Michelle Deutchman, executive director of the University of California National Center for Free Speech and Civic Engagement, said the program could pose a dilemma for campus leaders hesitant about partnering with institutions with which they have fundamental policy differences related to issues such as accommodations or protections for LGBTQ students.
“I think it’s really hard,” she said. “Because on the one hand, I could see someone saying, ‘Hey, I don’t think our community should be in partnership with a place that doesn’t accept certain members of the community for who they are.’ On the other hand, if that’s always the measure, then how do you get people to talk to one another?”
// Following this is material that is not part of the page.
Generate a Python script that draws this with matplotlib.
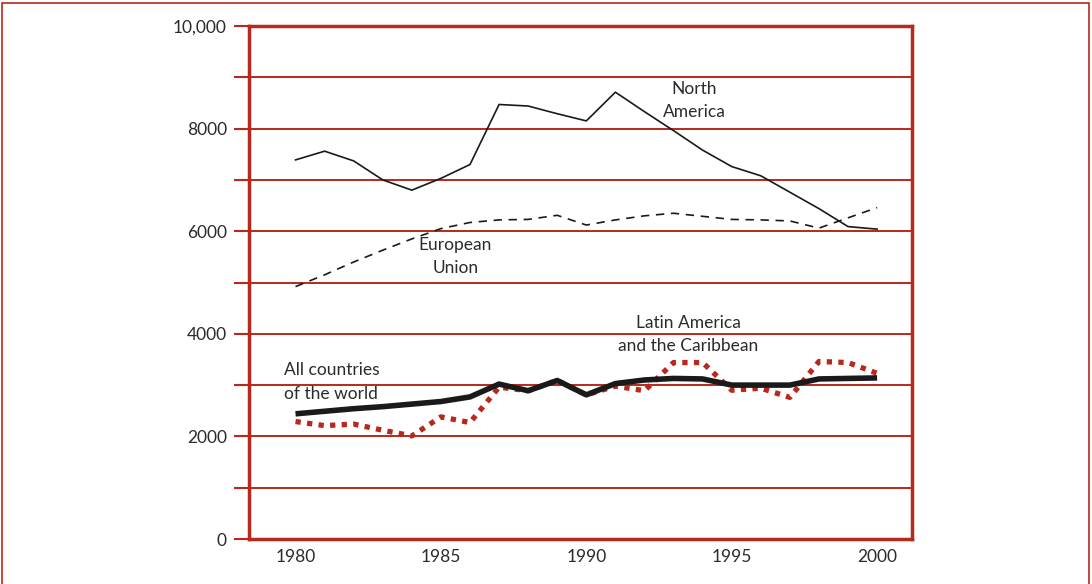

“Perhaps this kind of program might maybe have the potential to result in some changes of perspectives,” not at an institutional level, “but perhaps it can make some inroads for individuals,” she added.
Giess noted that, for some students, the program involves “genuine wrestling” with how to interact with peers who fundamentally disagree with or disapprove of their values.
Students from both conservative Christian and more liberal backgrounds often ask, “How can I engage with someone who doesn’t agree with my right to exist?” she said. “How can I work with someone who doesn’t support who I am in a very fundamental and basic sense?”
She tells them this is an opportunity to get to know the “why behind their value system,” and “the need to do this kind of relationship building is actually fundamental to your larger goals, in terms of having support for your community, having support for your identity and having support and moving forward even policy issues,” she said. “This is coalition building.”